The question many are asking is now that this bullish catalyst has been realised is whether there’s still juice in the tank and room for the shares to re-test the September highs, or should we sell the fact?

(Tesla daily chart)


With a current market capitalisation of $418.6 billion, Tesla will go into the S&P 500 as the company with the biggest market cap to ever enter an equity index. It will likely command a weighting north of 1% on the index with around 40% of the free float to be purchased by both passive and active funds, equating to over $100b in institutional buying.

Given the selling of other stocks as funds recalibrate, this could be a spectacle when trading begins on 21 December. In fact, the notional is so great that S&P has set up a consultation on whether to add the stock in two tranches on the close of 11 and 18 December, or just in one tranche on the effective rebalancing date (21 December). One suspects the actual rebalancing will be well managed and not create the levels of volatility in the S&P 500 that some suggest will play out.

It also raises the idea of speculators further front running these future purchases from passive funds. One could argue this has already largely played out and hedge funds were buying in anticipation of this announcement many months ago. It’s this concept that many believe raises the possibility of a buy the rumour, sell the fact type scenario to play out in price.

The current flow suggests short positions are still a tough trade and the fact we’ve seen short interest drop from 33.2% of the free float drop in May 2019 to 6.3% portrays how painful holding longer-term short exposures has been. Until the bid comes out of the stock and momentum shifts to the downside shorting the stock in the current set-up seems a low probability trade.

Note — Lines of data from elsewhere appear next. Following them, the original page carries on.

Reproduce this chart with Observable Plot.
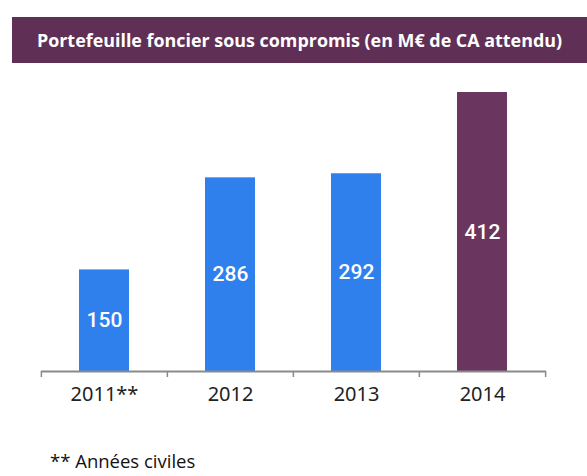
<!DOCTYPE html>
<html>
<head>
<meta charset="utf-8">
<script src="https://cdn.jsdelivr.net/npm/d3@7"></script>
<script src="https://cdn.jsdelivr.net/npm/@observablehq/plot@0.6"></script>
<style>
  html, body { margin: 0; padding: 0; background: #fff; }
  body { width: 587px; height: 476px; position: relative; overflow: hidden; }
  #title {
    position: absolute; left: 12px; right: 0; top: 17px; height: 46px;
    background: #5f2f56; color: #fff;
    font-family: "Open Sans", "Noto Sans", sans-serif; font-weight: 700; font-size: 17.9px;
    display: flex; align-items: center; justify-content: center;
  }
  #chart { position: absolute; left: 0; top: 70px; }
  #note {
    position: absolute; left: 50px; top: 448px;
    font-family: "Open Sans", "Noto Sans", sans-serif; font-size: 18.5px; color: #111;
  }
</style>
</head>
<body>
<div id="title">Portefeuille foncier sous compromis (en M€ de CA attendu)</div>
<div id="chart"></div>
<div id="note">** Années civiles</div>
<script>
const years = ["2011**", "2012", "2013", "2014"];
const values = [150, 286, 292, 412];
const colors = ["#2f80ed", "#2f80ed", "#2f80ed", "#6a3660"];

const data = years.map((y, i) => ({year: y, value: values[i], color: colors[i]}));

const W = 587, H = 330, mL = 41, mR = 41;
const step = (W - mL - mR) / years.length;

const plot = Plot.plot({
  width: W,
  height: H,
  marginTop: 22,
  marginBottom: 29,
  marginLeft: mL,
  marginRight: mR,
  x: {domain: years, paddingInner: 0.6, paddingOuter: 0.3, label: null},
  y: {domain: [0, 412], axis: null},
  marks: [
    Plot.barY(data, {x: "year", y: "value", fill: d => d.color}),
    Plot.text(data, {
      x: "year", y: d => d.value / 2, text: d => String(d.value),
      fill: "white", fontSize: 21, fontWeight: 500, fontFamily: "Roboto"
    }),
    Plot.ruleY([0], {stroke: "#8a8a8a", strokeWidth: 2}),
    Plot.ruleX(data, {x: "year", y1: 0, y2: 0, dx: -step / 2, insetBottom: -6, stroke: "#8a8a8a", strokeWidth: 1.5}),
    Plot.ruleX(data.slice(-1), {x: "year", y1: 0, y2: 0, dx: step / 2, insetBottom: -6, stroke: "#8a8a8a", strokeWidth: 1.5}),
    Plot.axisX({tickSize: 0, tickPadding: 15, fontSize: 20, fill: "#222", fontFamily: "Noto Sans", label: null})
  ],
  style: {fontFamily: "Noto Sans", background: "transparent", overflow: "visible"}
});
document.getElementById("chart").appendChild(plot);
</script>
</body>
</html>
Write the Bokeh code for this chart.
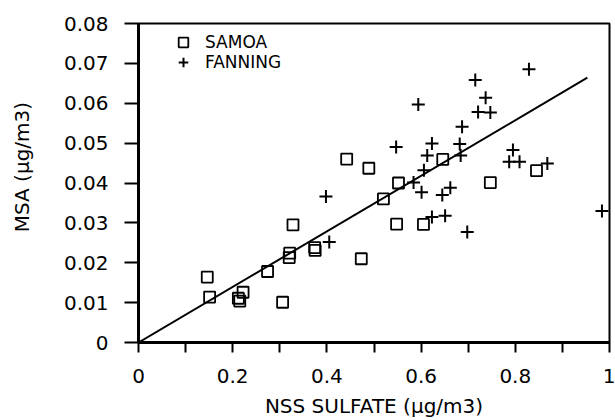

(Short interest as a percent of the free float)

(Source: Bloomberg)

We all know traditional fundamentals of the business attract a lot of scepticism as to warranting the current lofty share price. A company that records adjusted income of $1.1b, when taking into consideration it received $1.4 in emission credit sales and that has a market cap in excess of GM, Toyota and VW combined, has many questioning the investment case.

However, Tesla is a concept and traditional valuation metrics have been incredibly poor predictors of returns. Arguably for CFD traders, Tesla is a momentum vehicle (excuse the pun) first and foremost and when price starts to move in one direction then it can be a powerful force and the first move is usually not the last move. A closing break of $465 will certainly accelerate the prospect of new highs. On the other hand, if traders start to sell the fact there is a gap to fill into $412.

Tesla has finally made it into the big league, but will this have further positive near-term implications or will this mark the top in the run, as we focus on more value areas of the market?